下級仕官の四男。戦では「花方」と呼ばれる切り込み隊の一人。

自他ともに認める朴念仁。堅物なくらいに真面目な性格。

新嘗祭の奉納舞ではトリを勤める舞の名手。

鸞(らん)

「久生(くう)」と呼ばれる魂を喰らう無形の神様。

白雀を気に入って自分の食物認定して付き纏う。

相手によって姿形を変えるが、白雀の前では5歳の童の姿でいることが多い。

傲岸不遜で態度がデカい上、戦闘能力も高い。

久生はもともと死者の魂を召し上げる役割を持つが、鸞の場合、生きている者から魂を引っこ抜くこともする。


波武(はむ)

実の名は「大波武」。成人男性を軽々背負える程の大きな白狼の姿の「尸忌(しき)」。

尸忌は、屍を召して地に返す役割を持つ神。

白雀の屍を召し損ねて以降、他に取られないように、何くれと力になる。

鳰(にお)

神に御身を御饌(みけ)に捧げる「夜光杯の儀」の贄にされ、残った右目と脳をビスクの頭部に納めた改造人間。

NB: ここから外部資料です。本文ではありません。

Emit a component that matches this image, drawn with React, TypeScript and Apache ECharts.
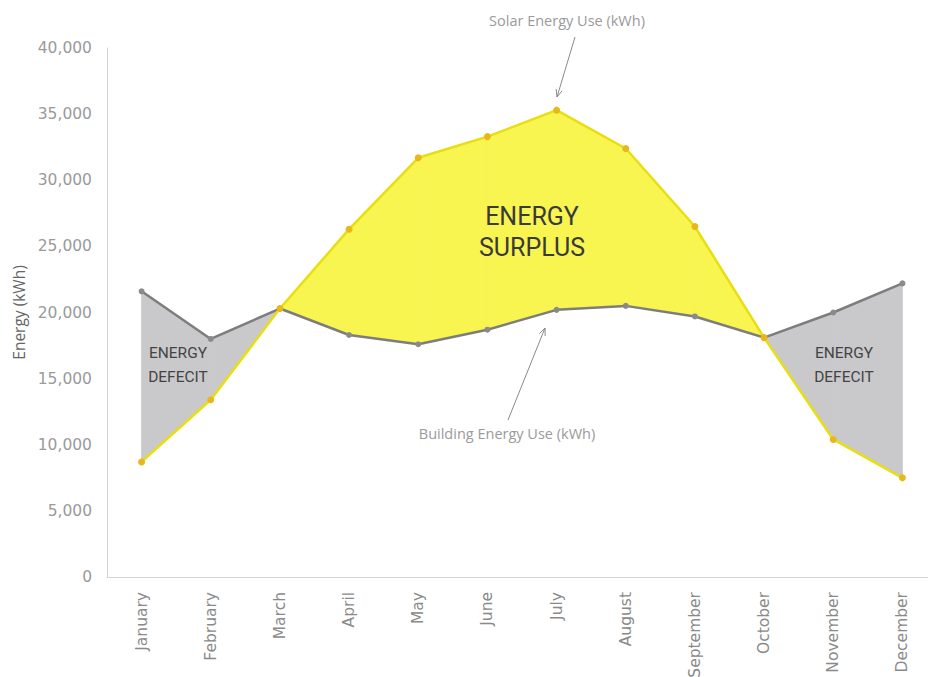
import React, { useEffect, useRef } from "react";
import * as echarts from "echarts";

const months = [
  "January", "February", "March", "April", "May", "June",
  "July", "August", "September", "October", "November", "December",
];
const building = [21600, 18000, 20300, 18300, 17600, 18700, 20200, 20500, 19700, 18100, 20000, 22200];
const solar = [8700, 13400, 20300, 26300, 31700, 33300, 35300, 32400, 26500, 18100, 10400, 7500];
const yMin = 0;
const yMax = 40000;
const yStep = 5000;

const YELLOW_FILL = "#f8f450";
const GREY_FILL = "#c9c9cb";

export default function App() {
  const ref = useRef<HTMLDivElement>(null);

  useEffect(() => {
    if (!ref.current) return;
    const chart = echarts.init(ref.current, undefined, { renderer: "svg" });

    const segData = months.slice(0, -1).map((_, i) => [i, building[i], solar[i], building[i + 1], solar[i + 1]]);

    const arrowHead = (tx: number, ty: number, fx: number, fy: number) => {
      const ang = Math.atan2(ty - fy, tx - fx);
      const len = 8;
      const spread = 0.4;
      return [
        [tx - len * Math.cos(ang - spread), ty - len * Math.sin(ang - spread)],
        [tx, ty],
        [tx - len * Math.cos(ang + spread), ty - len * Math.sin(ang + spread)],
      ];
    };

    const annColor = "#9a9a9a";

    chart.setOption({
      animation: false,
      backgroundColor: "#ffffff",
      grid: { left: 107, top: 48, width: 830, height: 529, outerBoundsMode: "none", containLabel: false },
      xAxis: {
        type: "category",
        data: months,
        boundaryGap: true,
        axisLine: { show: true, lineStyle: { color: "#d4d4d4", width: 1 } },
        axisTick: { show: false },
        axisLabel: {
          rotate: 90,
          margin: 15,
          color: "#8a8a8a",
          fontFamily: "DejaVu Sans",
          fontSize: 15.5,
          interval: 0,
        },
        splitLine: { show: false },
      },
      yAxis: {
        type: "value",
        min: yMin,
        max: yMax,
        interval: yStep,
        name: "Energy (kWh)",
        nameLocation: "middle",
        nameGap: 80,
        nameTextStyle: { color: "#666666", fontFamily: "Open Sans", fontSize: 15.5 },
        axisLine: { show: true, lineStyle: { color: "#d4d4d4", width: 1 } },
        axisTick: { show: false },
        splitLine: { show: false },
        axisLabel: {
          margin: 15,
          color: "#9a9a9a",
          fontFamily: "DejaVu Sans",
          fontSize: 15.5,
          formatter: (v: number) => v.toLocaleString("en-US"),
        },
      },
      series: [
        {
          type: "custom",
          z: 1,
          silent: true,
          data: segData,
          encode: { x: 0, y: [1, 2, 3, 4] },
          renderItem: (params: any, api: any) => {
            const i = params.dataIndex;
            const b0 = api.coord([i, building[i]]);
            const b1 = api.coord([i + 1, building[i + 1]]);
            const s1 = api.coord([i + 1, solar[i + 1]]);
            const s0 = api.coord([i, solar[i]]);
            const surplus = solar[i] + solar[i + 1] > building[i] + building[i + 1];
            const c = surplus ? YELLOW_FILL : GREY_FILL;
            return {
              type: "polygon",
              shape: { points: [b0, b1, s1, s0] },
              style: { fill: c, stroke: c, lineWidth: 0.8 },
            };
          },
        },
        {
          name: "Building Energy Use (kWh)",
          type: "line",
          z: 3,
          data: building,
          symbol: "circle",
          symbolSize: 6,
          lineStyle: { color: "#7d7d7d", width: 2.5 },
          itemStyle: { color: "#8a8a8a" },
        },
        {
          name: "Solar Energy Use (kWh)",
          type: "line",
          z: 4,
          data: solar,
          symbol: "circle",
          symbolSize: 7,
          lineStyle: { color: "#e8de10", width: 2.5 },
          itemStyle: { color: "#e8b81a" },
        },
      ],
      graphic: [
        {
          id: "t1", type: "text", z: 10,
          style: { text: "ENERGY", x: 532, y: 216, align: "center", verticalAlign: "middle", fill: "#3a3a3a", font: "400 25px Roboto" },
        },
        {
          id: "t2", type: "text", z: 10,
          style: { text: "SURPLUS", x: 532, y: 247, align: "center", verticalAlign: "middle", fill: "#3a3a3a", font: "400 25px Roboto" },
        },
        {
          id: "d1", type: "text", z: 10,
          style: { text: "ENERGY\nDEFECIT", x: 178, y: 365, align: "center", verticalAlign: "middle", fill: "#444444", font: "400 15.5px Roboto", lineHeight: 24 },
        },
        {
          id: "d2", type: "text", z: 10,
          style: { text: "ENERGY\nDEFECIT", x: 844, y: 365, align: "center", verticalAlign: "middle", fill: "#444444", font: "400 15.5px Roboto", lineHeight: 24 },
        },
        {
          id: "a1", type: "text", z: 10,
          style: { text: "Solar Energy Use (kWh)", x: 567, y: 20, align: "center", verticalAlign: "middle", fill: annColor, font: "400 14.5px 'Open Sans'" },
        },
        {
          id: "a1l", type: "line", z: 10,
          shape: { x1: 575, y1: 37, x2: 557, y2: 97 },
          style: { stroke: "#8a8a8a", lineWidth: 1 },
        },
        {
          id: "a1h", type: "polyline", z: 10,
          shape: { points: arrowHead(557, 97, 575, 37) },
          style: { stroke: "#8a8a8a", lineWidth: 1, fill: null },
        },
        {
          id: "a2", type: "text", z: 10,
          style: { text: "Building Energy Use (kWh)", x: 507, y: 433, align: "center", verticalAlign: "middle", fill: annColor, font: "400 14.5px 'Open Sans'" },
        },
        {
          id: "a2l", type: "line", z: 10,
          shape: { x1: 508, y1: 420, x2: 545, y2: 328 },
          style: { stroke: "#8a8a8a", lineWidth: 1 },
        },
        {
          id: "a2h", type: "polyline", z: 10,
          shape: { points: arrowHead(545, 328, 508, 420) },
          style: { stroke: "#8a8a8a", lineWidth: 1, fill: null },
        },
      ],
    });

    return () => chart.dispose();
  }, []);

  return (
    <div
      ref={ref}
      style={{ position: "fixed", left: 0, top: 0, width: 928, height: 677, background: "#fff" }}
    />
  );
}
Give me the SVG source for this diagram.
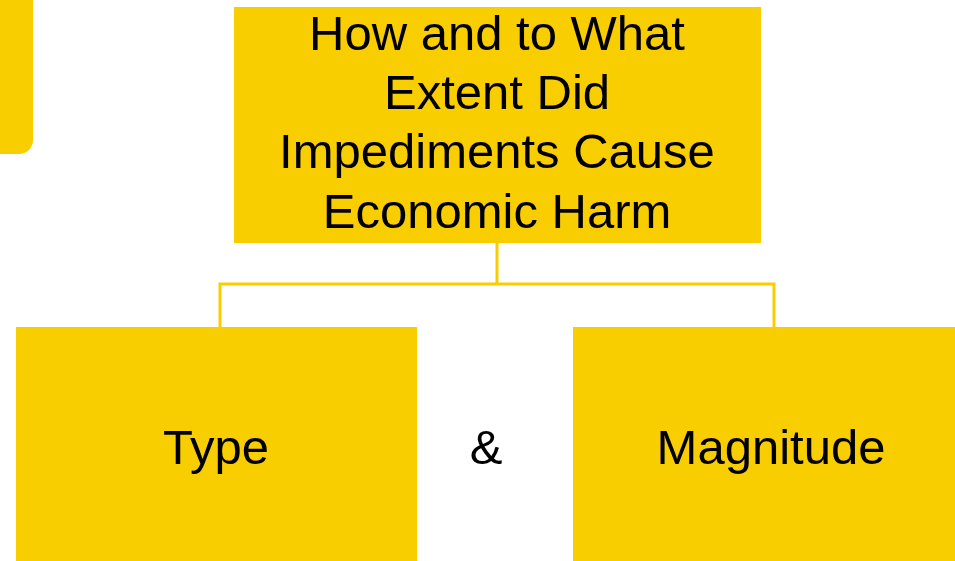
<svg xmlns="http://www.w3.org/2000/svg" width="955" height="561" viewBox="0 0 955 561">
<style>
.box{fill:#F9CE00}
.t{font-family:"Liberation Sans",Arial,sans-serif;font-size:49px;fill:#000;text-anchor:middle}
.c{fill:none;stroke:#F9CE00;stroke-width:3}
</style>
<rect width="955" height="561" fill="#fff"/>
<g id="side"><path class="box" d="M0,0 H33 V140 A14,14 0 0 1 19,154 H0 Z"/></g>
<g id="connectors">
<path class="c" d="M497,242 V284 M220,284 H774 M220,282.5 V327 M774,282.5 V327"/>
</g>
<g id="root">
<rect class="box" x="234" y="7" width="527" height="236"/>
<text class="t" x="497" y="50">How and to What</text>
<text class="t" x="497" y="109">Extent Did</text>
<text class="t" x="497" y="168">Impediments Cause</text>
<text class="t" x="497" y="228">Economic Harm</text>
</g>
<g id="type">
<rect class="box" x="16" y="327" width="401" height="234"/>
<text class="t" x="216" y="464">Type</text>
</g>
<g id="amp"><text class="t" x="486" y="464">&amp;</text></g>
<g id="magnitude">
<rect class="box" x="573" y="327" width="382" height="234"/>
<text class="t" x="771" y="464">Magnitude</text>
</g>
</svg>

医術師の梟(きょう)の施療院で働いている。瀕死の白雀を看護した。

阿比(あび)

死者を弔う際に久生を呼び下ろす「謳い」。

屋代に所属しない「流しの謳い」を生業としており、波武、鸞とは古くからの知り合い。

遠仁相手に幾度となく修羅場を潜り抜けている。細かいことは気にしない性格。